Yesterday I listened to the last in the Undisclosed series of podcasts on the Freddie Gray killing. It is such a heartbreaking story. It is not a story, it is a reality. It is a heartbreaking reality. A boy was killed by the police. An appalling death, in a long list of such dreadful killings of black men and women, for which no one has been held to account. The podcast has an addendum hosted by D. Watkins in which the wider issues, the circumstances that made this boy’s death possible are pulled apart and investigated. There is invaluable historical insight from Dr Marcia Chatelain, demonstrating that the circumstances of America’s birth and rise to world power cannot be disentangled from its benefitting from slavery and that this context shapes all the arcs in Freddie Gray’s short and terrible story. D. Watkins, with eloquent anger, hones the contemporary context; the perfidious inability of so many white people to accept the current reality and take responsibility, beyond an occasional bit of privilege-checking, for the vastly, disgustingly unfair system that we live in. It isn’t enough to say you are not racist, if you are daily profiting from a system that is.
These are hard words to hear. Hard but fair. I know they are fair because I know I am the inheritor, however inclusive and broad minded and unbiased I may try to be, of empire. I may reject the regency figurine view of my past, may feel ashamed of the colonial history of the country in which I was born. But that is not enough. I know it when as a young traveller, hanging out in Amsterdam for a year, a feckless blow-in, I was considered less of a foreigner where I worked than the Turkish women who had lived there for years, whose children were born there and attended schools in the city. I know it when I read that my application for anything will be treated more favourably because I don’t have a foreign name. I know it when I think with sorrow, then relief, that also in England, my daughters will have to work harder than their black friends to get arrested and criminalised. I know it when I read about Freddie Gray.

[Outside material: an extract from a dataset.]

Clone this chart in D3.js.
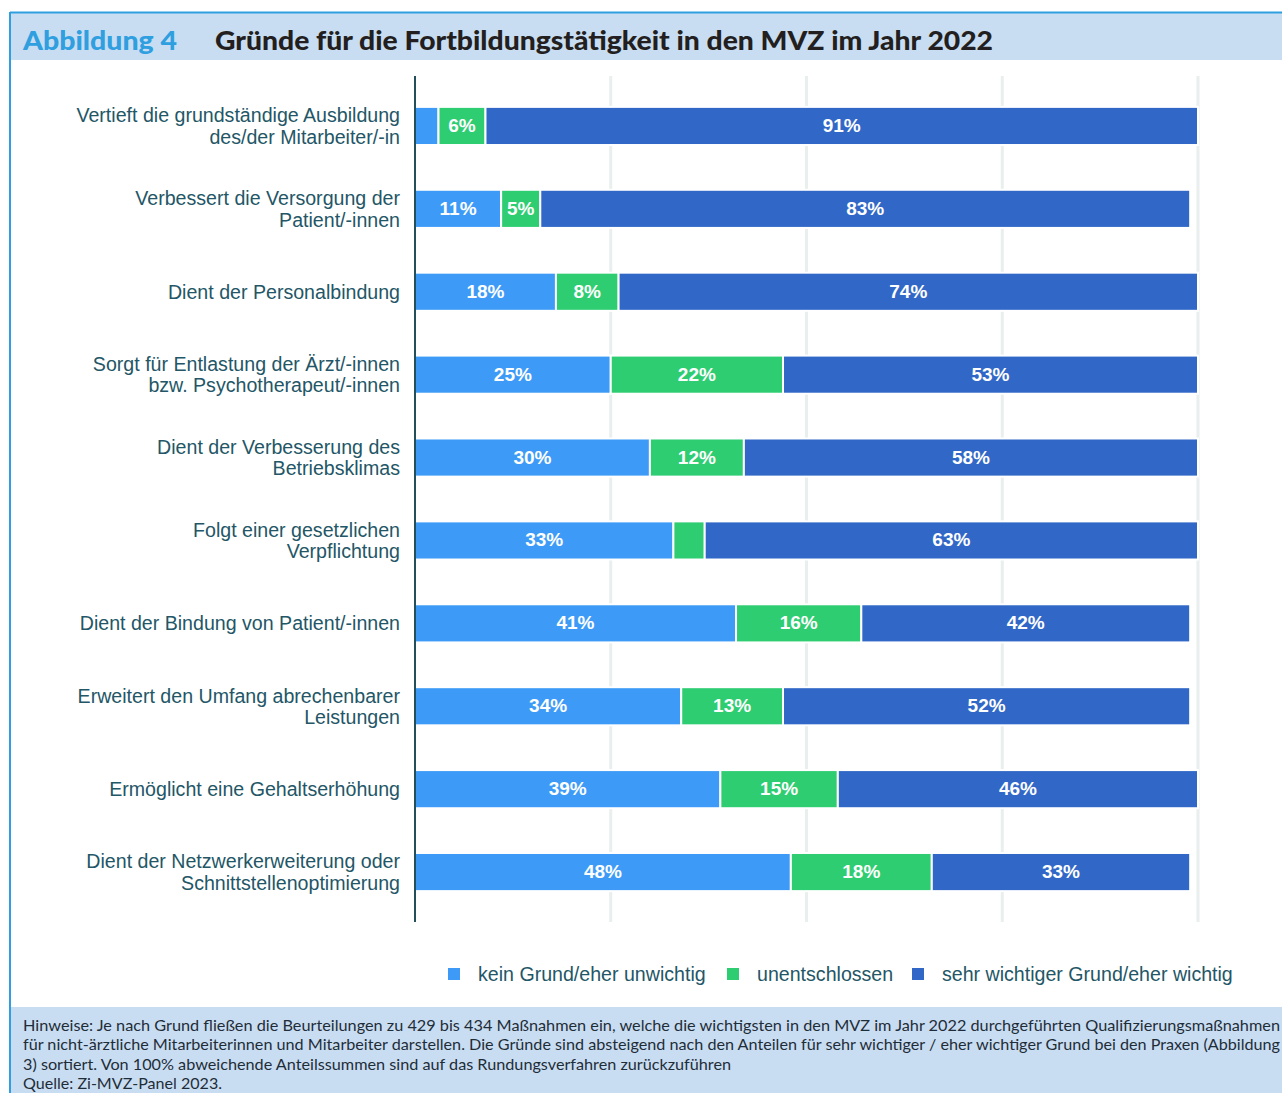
<!DOCTYPE html>
<html><head><meta charset="utf-8">
<script src="https://cdn.jsdelivr.net/npm/d3@7"></script>
<style>html,body{margin:0;padding:0;background:#fff;}svg{display:block;}</style>
</head><body>
<svg id="c" width="1282" height="1093"></svg>
<script>
const categories = [
  "Vertieft die grundständige Ausbildung\ndes/der Mitarbeiter/-in",
  "Verbessert die Versorgung der\nPatient/-innen",
  "Dient der Personalbindung",
  "Sorgt für Entlastung der Ärzt/-innen\nbzw. Psychotherapeut/-innen",
  "Dient der Verbesserung des\nBetriebsklimas",
  "Folgt einer gesetzlichen\nVerpflichtung",
  "Dient der Bindung von Patient/-innen",
  "Erweitert den Umfang abrechenbarer\nLeistungen",
  "Ermöglicht eine Gehaltserhöhung",
  "Dient der Netzwerkerweiterung oder\nSchnittstellenoptimierung"
];
const keinGrund = [3, 11, 18, 25, 30, 33, 41, 34, 39, 48];
const unentschlossen = [6, 5, 8, 22, 12, 4, 16, 13, 15, 18];
const sehrWichtig = [91, 83, 74, 53, 58, 63, 42, 52, 46, 33];
const seriesNames = ["kein Grund/eher unwichtig", "unentschlossen", "sehr wichtiger Grund/eher wichtig"];
const xTicks = [0, 25, 50, 75, 100];
const titleLabel = "Abbildung 4";
const titleText = "Gründe für die Fortbildungstätigkeit in den MVZ im Jahr 2022";
const noteLines = [
  "Hinweise: Je nach Grund fließen die Beurteilungen zu 429 bis 434 Maßnahmen ein, welche die wichtigsten in den MVZ im Jahr 2022 durchgeführten Qualifizierungsmaßnahmen",
  "für nicht-ärztliche Mitarbeiterinnen und Mitarbeiter darstellen. Die Gründe sind absteigend nach den Anteilen für sehr wichtiger / eher wichtiger Grund bei den Praxen (Abbildung",
  "3) sortiert. Von 100% abweichende Anteilssummen sind auf das Rundungsverfahren zurückzuführen",
  "Quelle: Zi-MVZ-Panel 2023."
];

const colors = ["#3d9bf7", "#2ecd72", "#3168c7"];
const svg = d3.select("#c");

// frame
svg.append("rect").attr("x", 10).attr("y", 13).attr("width", 1272).attr("height", 47).attr("fill", "#c9ddf2");
svg.append("rect").attr("x", 10).attr("y", 1007).attr("width", 1272).attr("height", 86).attr("fill", "#c9ddf2");
svg.append("line").attr("x1", 10).attr("x2", 1282).attr("y1", 12.5).attr("y2", 12.5).attr("stroke", "#2f9fe0").attr("stroke-width", 2);
svg.append("line").attr("x1", 10).attr("x2", 10).attr("y1", 12).attr("y2", 1093).attr("stroke", "#2f9fe0").attr("stroke-width", 2);

svg.append("text").attr("x", 23).attr("y", 50).attr("font-family", "Lato, sans-serif").attr("font-weight", 900)
  .attr("font-size", 27).attr("fill", "#2f9fe0").attr("textLength", 154).attr("lengthAdjust", "spacingAndGlyphs").text(titleLabel);
svg.append("text").attr("x", 215).attr("y", 50).attr("font-family", "Lato, sans-serif").attr("font-weight", 900)
  .attr("font-size", 27).attr("fill", "#231f20").attr("textLength", 778).attr("lengthAdjust", "spacingAndGlyphs").text(titleText);

const x = d3.scaleLinear().domain([0, 100]).range([415, 1198]);
const y = d3.scaleBand().domain(d3.range(categories.length)).range([84.5, 913.5]).paddingInner(0.54).paddingOuter(0.27);

// grid
svg.append("g").selectAll("line").data(xTicks.slice(1)).join("line")
  .attr("x1", d => x(d)).attr("x2", d => x(d)).attr("y1", 76).attr("y2", 922)
  .attr("stroke", "#e9eeee").attr("stroke-width", 3);

const rows = categories.map((c, i) => {
  const vals = [keinGrund[i], unentschlossen[i], sehrWichtig[i]];
  let acc = 0;
  return vals.map((v, k) => { const s = {i, k, v, x0: acc, x1: acc + v}; acc += v; return s; });
}).flat();

svg.append("g").selectAll("rect").data(rows).join("rect")
  .attr("x", d => x(d.x0)).attr("width", d => x(d.x1) - x(d.x0))
  .attr("y", d => y(d.i)).attr("height", y.bandwidth())
  .attr("fill", d => colors[d.k]).attr("stroke", "#fff").attr("stroke-width", 2);

svg.append("g").selectAll("text").data(rows.filter(d => d.v >= 5)).join("text")
  .attr("x", d => (x(d.x0) + x(d.x1)) / 2).attr("y", d => y(d.i) + y.bandwidth() / 2 + 6)
  .attr("text-anchor", "middle").attr("font-family", "Liberation Sans, Arial, sans-serif")
  .attr("font-weight", 700).attr("font-size", 19).attr("fill", "#fff").text(d => d.v + "%");

// axis line
svg.append("line").attr("x1", 415).attr("x2", 415).attr("y1", 76).attr("y2", 922)
  .attr("stroke", "#234e5c").attr("stroke-width", 2);

// y labels
const yl = svg.append("g").attr("font-family", "Liberation Sans, Arial, sans-serif").attr("font-size", 19.6).attr("fill", "#235666");
categories.forEach((c, i) => {
  const lines = c.split("\n");
  const cy = y(i) + y.bandwidth() / 2;
  const t = yl.append("text").attr("text-anchor", "end");
  lines.forEach((ln, j) => {
    t.append("tspan").attr("x", 400).attr("y", cy + 7 + (j - (lines.length - 1) / 2) * 21.5).text(ln);
  });
});

// legend
const legX = [448, 727, 912];
const lg = svg.append("g").attr("font-family", "Liberation Sans, Arial, sans-serif").attr("font-size", 19.6).attr("fill", "#235666");
seriesNames.forEach((n, k) => {
  lg.append("rect").attr("x", legX[k]).attr("y", 968).attr("width", 12).attr("height", 12).attr("fill", colors[k]);
  lg.append("text").attr("x", legX[k] + 30).attr("y", 981).text(n);
});

// notes
const ng = svg.append("g").attr("font-family", "Lato, sans-serif").attr("font-size", 15).attr("fill", "#1f2d38");
const noteY = [1031, 1050, 1070, 1089];
const noteW = [1257, 1257, 708, 199];
noteLines.forEach((ln, j) => {
  ng.append("text").attr("x", 23).attr("y", noteY[j]).attr("textLength", noteW[j]).attr("lengthAdjust", "spacingAndGlyphs").text(ln);
});
</script>
</body></html>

A few days ago there was a programme on Radio Four called A Split in the Sisterhood. It was interesting and frustrating. It is easy to bemoan the constant levels of inter-factional warring that goes on within the feminist movement. I am an instinctive feminist. Not an academic or particularly learned one. I have read lots of the books and missed many others. So, often the differences are lost on me. There is one enemy, so why can’t there be one army? That has been the question that rises from my frustration. And yet, in the light of understanding gleaned from people like D. Watkins and in talks such as The Art of Trespass by Kit De Waal, and many others, I must understand that of course, there needs to be a reassessment of internal structures, that if women of colour feel that they have been sidelined, steamrollered by the white hegemony of the feminist movement, that is untenable; it is a huge failure. But many white women will reject this claim. As I said, it is uncomfortable.
And it is, practically, difficult to negotiate. We may find ourselves uncertain of how to operate alongside people who may expect allies to speak out on their behalf because ones own relative freedoms should be used to amplify the plight of those subject to greater restrictions. Others may want us to stop presuming our right to speak for all women in a way that, often historically, has meant only white, usually middle-class women. It is not easy.
But that is ok. Suck it up and learn.
One army is better, against such an entrenched and ruthless enemy as the status quo. One army. So I wonder if we could engage, with differences and faults accepted but subject to further honing, in an imperfect allegiance. Our paths through life may only give us limited ability to understand the complexities of other lives. But our hearts should be big enough, wide enough, to make an imperfect allegiance and learn from each other on the way. We may not get it right, but we can all respectfully act on the assumption that if we accept a view we haven’t experienced, stay open, it will be got right. We can accept the imperfections, make the allegiance and be open enough that in walking side by side, we will learn. Then maybe, we will make a world that has changed.